All new nurses in the UK from 2013 will have to spend at least three years being trained to degree level, the government has announced.
The move will help nurses meet the increasingly complex needs of patients more safely and effectively, it said.
The extra one or two years of training needed for nurses to obtain a degree will include a focus on them gaining experience in community health teams.
Current training involves a combination of theoretical and practical work as nurses work towards a diploma, but the new standards, which are open to consultation, will include a focus on giving students community health experience.
Trainees will also shadow school health nurses and district nurses who work with people in their own homes.

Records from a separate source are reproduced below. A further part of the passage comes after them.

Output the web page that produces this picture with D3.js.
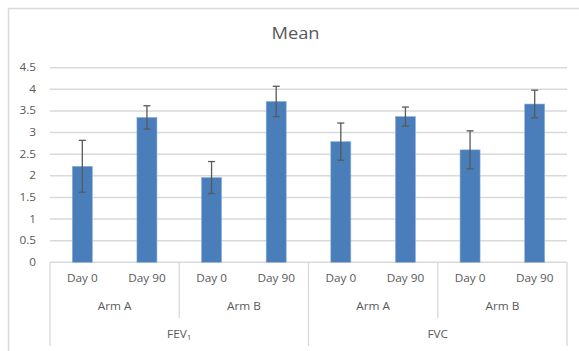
<!DOCTYPE html>
<html><head><meta charset="utf-8">
<script src="https://cdn.jsdelivr.net/npm/d3@7"></script>
<style>body{margin:0;background:#fff}svg{display:block}</style>
</head><body>
<svg id="c" width="579" height="351"></svg>
<script>
const measures = ["FEV", "FVC"];
const arms = ["Arm A", "Arm B"];
const days = ["Day 0", "Day 90"];
const means = [2.22, 3.35, 1.96, 3.72, 2.79, 3.37, 2.60, 3.66];
const errs = [0.60, 0.27, 0.37, 0.35, 0.43, 0.22, 0.44, 0.32];
const yTicks = [0, 0.5, 1, 1.5, 2, 2.5, 3, 3.5, 4, 4.5];

const svg = d3.select("#c");
const font = "'Open Sans', sans-serif";
const sx = 1.18;
const L = 50, R = 567, T = 67.7, B = 262.3;

const cats = [];
measures.forEach((m, mi) => arms.forEach((a, ai) => days.forEach((d, di) => cats.push({m, a, d, i: cats.length}))));

const x = d3.scaleBand().domain(cats.map(c => c.i)).range([L, R]).paddingInner(0.69).paddingOuter(0.345);
const y = d3.scaleLinear().domain([0, 4.5]).range([B, T]);
const step = x.step();

function txt(g, tx, ty, s, size, anchor) {
  return g.append("text").attr("transform", `translate(${tx},${ty}) scale(${sx},1)`)
    .attr("text-anchor", anchor || "middle").attr("font-family", font).attr("font-size", size)
    .attr("fill", "#595959").text(s);
}

// outer border
svg.append("line").attr("x1", 8.5).attr("x2", 8.5).attr("y1", 8).attr("y2", 351).attr("stroke", "#d9d9d9").attr("stroke-width", 1.5);
svg.append("line").attr("x1", 8).attr("x2", 579).attr("y1", 8.5).attr("y2", 8.5).attr("stroke", "#d9d9d9").attr("stroke-width", 1.5);

// title
txt(svg, 295.5, 39, "Mean", 15.5);

// gridlines
svg.append("g").selectAll("line").data(yTicks).join("line")
  .attr("x1", L).attr("x2", R).attr("y1", d => y(d)).attr("y2", d => y(d))
  .attr("stroke", "#d9d9d9").attr("stroke-width", 1.5);

// y tick labels
const yl = svg.append("g");
yTicks.forEach(t => txt(yl, 36, y(t) + 3.5, String(t), 10, "end"));

// bars
svg.append("g").selectAll("rect").data(cats).join("rect")
  .attr("x", c => x(c.i)).attr("width", x.bandwidth())
  .attr("y", c => y(means[c.i])).attr("height", c => y(0) - y(means[c.i]))
  .attr("fill", "#4a7ebb").attr("stroke", "#8fb0dc").attr("stroke-width", 0.6);

// error bars
const eg = svg.append("g").attr("stroke", "#595959").attr("stroke-width", 1.3);
cats.forEach(c => {
  const cx = x(c.i) + x.bandwidth() / 2;
  const hi = y(means[c.i] + errs[c.i]), lo = y(means[c.i] - errs[c.i]);
  eg.append("line").attr("x1", cx).attr("x2", cx).attr("y1", hi).attr("y2", lo);
  eg.append("line").attr("x1", cx - 3.5).attr("x2", cx + 3.5).attr("y1", hi).attr("y2", hi);
  eg.append("line").attr("x1", cx - 3.5).attr("x2", cx + 3.5).attr("y1", lo).attr("y2", lo);
});

// category axis
const ax = svg.append("g");
const sep = (xx, y2) => ax.append("line").attr("x1", xx).attr("x2", xx).attr("y1", B).attr("y2", y2).attr("stroke", "#d9d9d9").attr("stroke-width", 1.3);
cats.forEach(c => {
  txt(ax, x(c.i) + x.bandwidth() / 2, 282, c.d, 10);
});
for (let k = 0; k < 4; k++) {
  const x0 = L + k * 2 * step;
  txt(ax, x0 + step, 310, arms[k % 2], 10);
  if (k % 2 === 1) sep(x0, 318);
}
for (let k = 0; k < 2; k++) {
  const x0 = L + k * 4 * step;
  const t = txt(ax, x0 + 2 * step, 338, measures[k], 10);
  if (k === 0) t.append("tspan").attr("font-size", 7).attr("dy", 2).text("1");
}
[0, 4, 8].forEach(k => sep(L + k * step, 346));
</script>
</body></html>
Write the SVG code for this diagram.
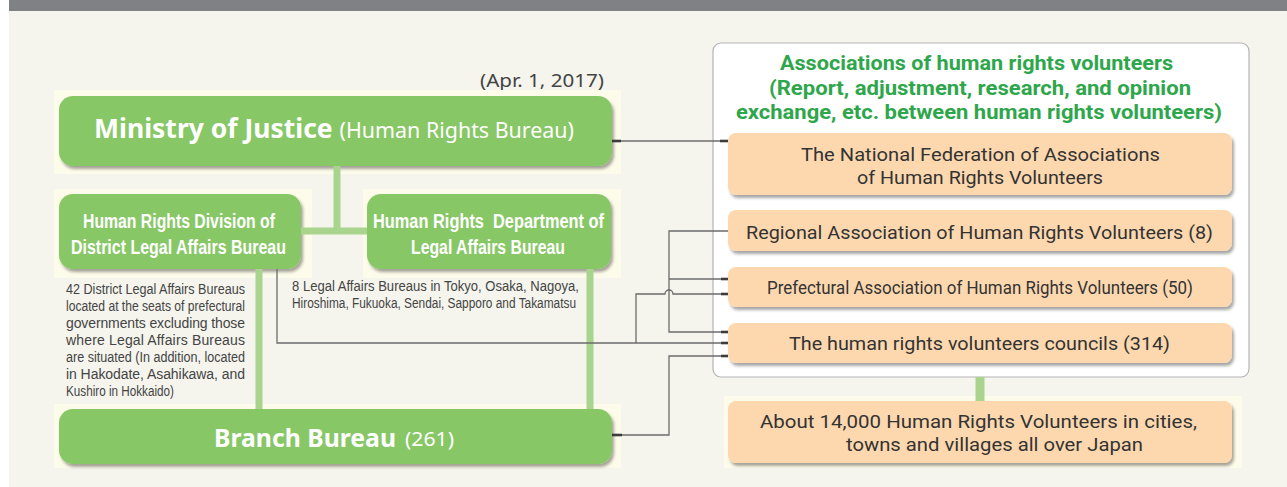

I'm slightly confused by this.

I thought it was already a pre-requisite for nurses to do a degree course. In fact my sister-in-law is currently studying such a nursing degree course at Anglia Ruskin Uni in Cambridge.

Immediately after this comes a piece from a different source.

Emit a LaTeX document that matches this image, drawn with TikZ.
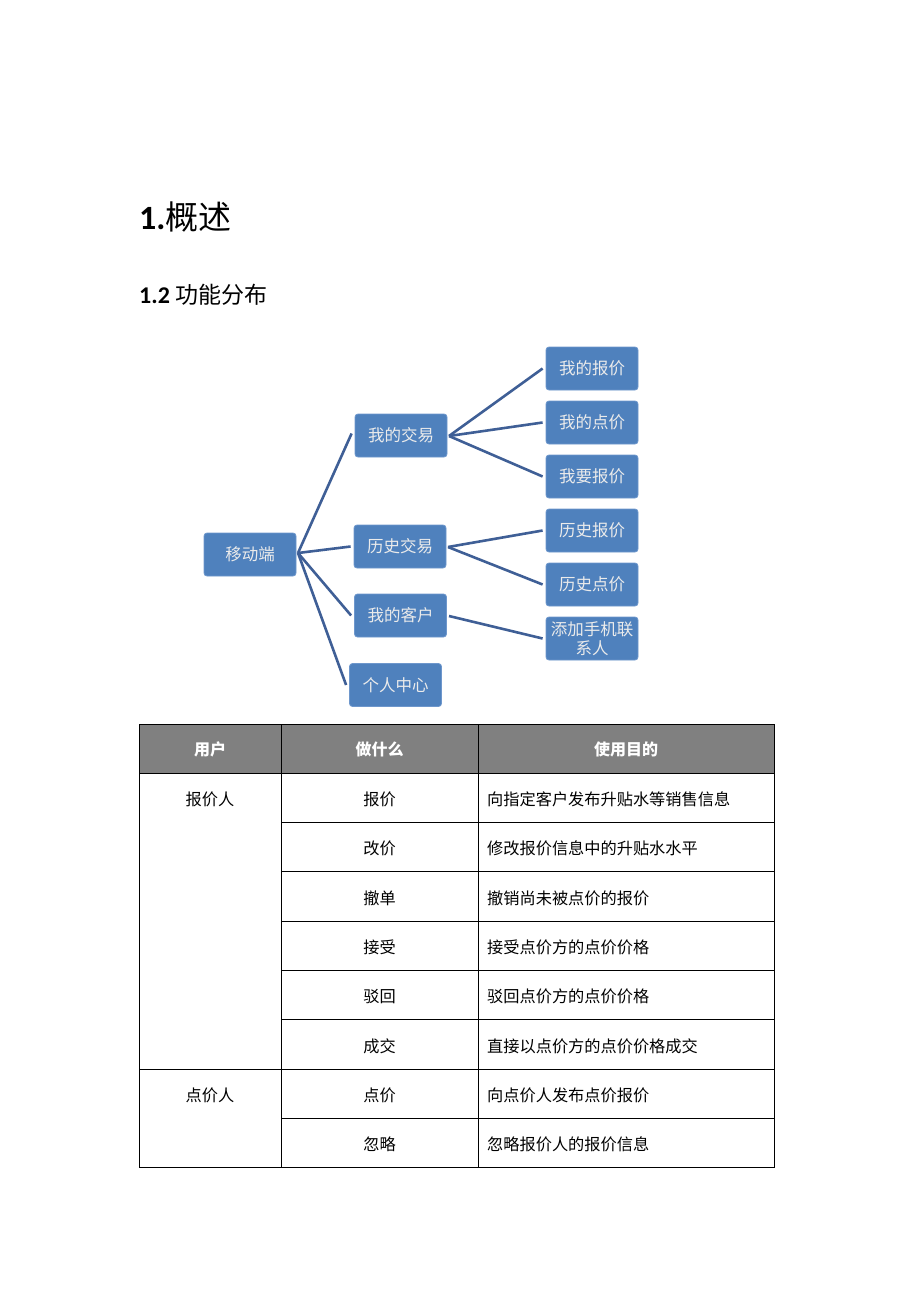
\documentclass[tikz,border=0pt]{standalone}
\usepackage{fontspec}
\setmainfont{Carlito}
\newfontfamily\cjk{Noto Sans CJK SC}
\definecolor{boxblue}{HTML}{4F81BD}
\definecolor{boxedge}{HTML}{6E97CC}
\definecolor{linkblue}{HTML}{3F5F96}
\definecolor{hdrgray}{HTML}{808080}
\begin{document}
\begin{tikzpicture}[x=1pt,y=-1pt,
  tbox/.style={draw=boxedge,line width=0.8pt,fill=boxblue,rounded corners=3pt,
    minimum width=92pt,minimum height=43pt,inner sep=1pt,align=center,
    text=white!92!black,font=\cjk\fontsize{16.5}{18}\selectfont},
  link/.style={draw=linkblue,line width=2.6pt},
  grid/.style={draw=black,line width=0.9pt},
  ttext/.style={font=\cjk\fontsize{16.2}{18}\selectfont,inner sep=0pt},
  htext/.style={font=\cjk\fontsize{16}{18}\selectfont\bfseries,text=white,inner sep=0pt}]
\useasboundingbox (0,0) rectangle (920,1302);
% titles
\node[anchor=west,inner sep=0pt] (t1) at (139,217) {\fontsize{34}{40}\selectfont\bfseries 1.\mdseries\cjk\fontsize{33}{40}\selectfont 概述};
\node[anchor=west,inner sep=0pt] (t2) at (139,295) {\fontsize{24}{28}\selectfont\bfseries 1.2 \mdseries\cjk\fontsize{23}{28}\selectfont 功能分布};
% connectors
\coordinate (r0) at (298,553);
\coordinate (a0) at (449,436);
\coordinate (b0) at (448,547);
\coordinate (c0) at (449,616);
% tree nodes
\node[tbox] (root) at (250,554.5) {移动端};
\node[tbox] (a) at (401,435.5) {我的交易};
\node[tbox] (b) at (400,546.5) {历史交易};
\node[tbox] (c) at (400.5,615.5) {我的客户};
\node[tbox] (d) at (395.5,685) {个人中心};
\node[tbox] (a1) at (592,368.5) {我的报价};
\node[tbox] (a2) at (592,422.5) {我的点价};
\node[tbox] (a3) at (592,476.5) {我要报价};
\node[tbox] (b1) at (592,530.5) {历史报价};
\node[tbox] (b2) at (592,584.5) {历史点价};
\node[tbox,inner sep=0pt,font=\cjk\fontsize{16.5}{19}\selectfont] (c1) at (592,638.5) {添加手机联\\系人};
\draw[link] (r0) -- ([xshift=-3pt,yshift=2pt]a.west);
\draw[link] (r0) -- ([xshift=-3pt]b.west);
\draw[link] (r0) -- ([xshift=-3pt]c.west);
\draw[link] (r0) -- ([xshift=-3pt]d.west);
\draw[link] (a0) -- ([xshift=-3pt]a1.west);
\draw[link] (a0) -- ([xshift=-3pt]a2.west);
\draw[link] (a0) -- ([xshift=-3pt]a3.west);
\draw[link] (b0) -- ([xshift=-3pt]b1.west);
\draw[link] (b0) -- ([xshift=-3pt]b2.west);
\draw[link] (c0) -- ([xshift=-3pt]c1.west);
% table
\fill[hdrgray] (139,724) rectangle (774,773);
\draw[grid] (139,724) rectangle (774,1167);
\draw[grid] (281,724) -- (281,1167);
\draw[grid] (478,724) -- (478,1167);
\draw[grid] (139,773) -- (774,773);
\draw[grid] (139,1069) -- (774,1069);
\foreach \y in {822.3,871.7,921,970.3,1019.7,1118} {\draw[grid] (281,\y) -- (774,\y);}
\node[htext] (h1) at (210,749) {用户};
\node[htext] (h2) at (379.5,749) {做什么};
\node[htext] (h3) at (626,749) {使用目的};
\node[ttext] (u1) at (210,799) {报价人};
\node[ttext] (u2) at (210,1095) {点价人};
\node[ttext] (w1) at (379.5,799) {报价};
\node[ttext] (w2) at (379.5,848.5) {改价};
\node[ttext] (w3) at (379.5,898) {撤单};
\node[ttext] (w4) at (379.5,947) {接受};
\node[ttext] (w5) at (379.5,996.5) {驳回};
\node[ttext] (w6) at (379.5,1046) {成交};
\node[ttext] (w7) at (379.5,1095) {点价};
\node[ttext] (w8) at (379.5,1144.5) {忽略};
\node[ttext,anchor=west] (p1) at (487,799) {向指定客户发布升贴水等销售信息};
\node[ttext,anchor=west] (p2) at (487,848.5) {修改报价信息中的升贴水水平};
\node[ttext,anchor=west] (p3) at (487,898) {撤销尚未被点价的报价};
\node[ttext,anchor=west] (p4) at (487,947) {接受点价方的点价价格};
\node[ttext,anchor=west] (p5) at (487,996.5) {驳回点价方的点价价格};
\node[ttext,anchor=west] (p6) at (487,1046) {直接以点价方的点价价格成交};
\node[ttext,anchor=west] (p7) at (487,1095) {向点价人发布点价报价};
\node[ttext,anchor=west] (p8) at (487,1144.5) {忽略报价人的报价信息};
\end{tikzpicture}
\end{document}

The course combines classroom learning with work experience in the wards at Addenbrookes. However, she has just completed a week of
community health experience visiting and caring for people in their homes. Is Anglia Ruskin unique in providing this standard?

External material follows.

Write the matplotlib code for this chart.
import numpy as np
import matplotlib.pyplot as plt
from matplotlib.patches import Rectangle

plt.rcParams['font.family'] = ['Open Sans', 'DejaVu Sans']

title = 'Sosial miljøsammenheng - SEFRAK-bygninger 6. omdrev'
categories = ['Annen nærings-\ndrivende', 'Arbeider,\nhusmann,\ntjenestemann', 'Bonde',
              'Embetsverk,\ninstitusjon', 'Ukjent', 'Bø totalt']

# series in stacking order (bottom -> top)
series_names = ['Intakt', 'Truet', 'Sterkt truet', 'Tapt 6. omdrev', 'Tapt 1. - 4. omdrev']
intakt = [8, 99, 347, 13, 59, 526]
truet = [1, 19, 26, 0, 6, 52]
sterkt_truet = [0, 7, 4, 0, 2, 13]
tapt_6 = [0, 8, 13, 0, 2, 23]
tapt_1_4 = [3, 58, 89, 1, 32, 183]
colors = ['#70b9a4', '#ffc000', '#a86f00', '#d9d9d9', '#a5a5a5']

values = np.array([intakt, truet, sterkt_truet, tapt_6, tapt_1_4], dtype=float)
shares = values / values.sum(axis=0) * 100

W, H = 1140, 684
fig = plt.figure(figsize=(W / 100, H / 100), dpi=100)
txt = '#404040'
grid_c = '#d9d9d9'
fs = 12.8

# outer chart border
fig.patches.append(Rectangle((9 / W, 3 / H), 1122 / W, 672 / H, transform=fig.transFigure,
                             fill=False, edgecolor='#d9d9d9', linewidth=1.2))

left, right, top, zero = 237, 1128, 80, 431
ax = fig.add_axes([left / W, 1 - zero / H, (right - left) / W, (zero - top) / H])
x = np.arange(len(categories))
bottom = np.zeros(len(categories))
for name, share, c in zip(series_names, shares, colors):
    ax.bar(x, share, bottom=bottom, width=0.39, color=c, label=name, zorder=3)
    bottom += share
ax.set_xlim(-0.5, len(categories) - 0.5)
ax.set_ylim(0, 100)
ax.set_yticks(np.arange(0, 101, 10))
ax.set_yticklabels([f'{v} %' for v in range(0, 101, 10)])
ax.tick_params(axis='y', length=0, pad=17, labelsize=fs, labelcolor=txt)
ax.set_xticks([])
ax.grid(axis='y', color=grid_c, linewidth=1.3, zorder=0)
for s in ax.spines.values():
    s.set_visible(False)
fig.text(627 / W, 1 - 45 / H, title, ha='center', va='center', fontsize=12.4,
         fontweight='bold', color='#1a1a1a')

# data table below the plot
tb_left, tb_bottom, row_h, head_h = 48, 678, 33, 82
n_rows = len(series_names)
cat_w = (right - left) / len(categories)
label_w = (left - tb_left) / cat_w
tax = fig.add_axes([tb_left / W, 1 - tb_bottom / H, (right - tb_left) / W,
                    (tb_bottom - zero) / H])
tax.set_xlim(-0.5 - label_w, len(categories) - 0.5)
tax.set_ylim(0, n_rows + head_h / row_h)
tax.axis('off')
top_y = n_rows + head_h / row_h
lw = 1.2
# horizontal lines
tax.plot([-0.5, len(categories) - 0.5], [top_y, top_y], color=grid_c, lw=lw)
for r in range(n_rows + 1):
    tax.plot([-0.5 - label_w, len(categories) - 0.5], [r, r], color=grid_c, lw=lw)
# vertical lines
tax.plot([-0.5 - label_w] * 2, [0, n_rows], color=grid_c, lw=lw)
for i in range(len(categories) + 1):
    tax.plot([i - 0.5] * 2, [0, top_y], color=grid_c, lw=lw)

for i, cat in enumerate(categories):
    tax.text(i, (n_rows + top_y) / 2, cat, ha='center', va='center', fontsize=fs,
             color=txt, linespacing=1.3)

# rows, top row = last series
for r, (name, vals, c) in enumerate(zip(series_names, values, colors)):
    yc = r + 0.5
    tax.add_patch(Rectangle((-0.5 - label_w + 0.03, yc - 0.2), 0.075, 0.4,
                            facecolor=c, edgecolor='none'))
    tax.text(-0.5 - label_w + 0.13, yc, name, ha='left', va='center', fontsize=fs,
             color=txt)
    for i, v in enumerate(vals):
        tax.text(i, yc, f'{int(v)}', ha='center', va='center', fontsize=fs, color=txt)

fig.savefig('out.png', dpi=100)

I can remember the days when girls left school and went straight into a hospital to start training as a nurse in the place that really matters i.e. the hospital ward. To my mind nursing is a skill that can only be learnt by practical experience. In fact my sister-in-law frequently questions the value of the lectures and written assignments she has to complete.
Far be it from me to criticise the government's decision, but we already have a shortage of nurses in the UK. Won't this new move put even more people off training to be nurses?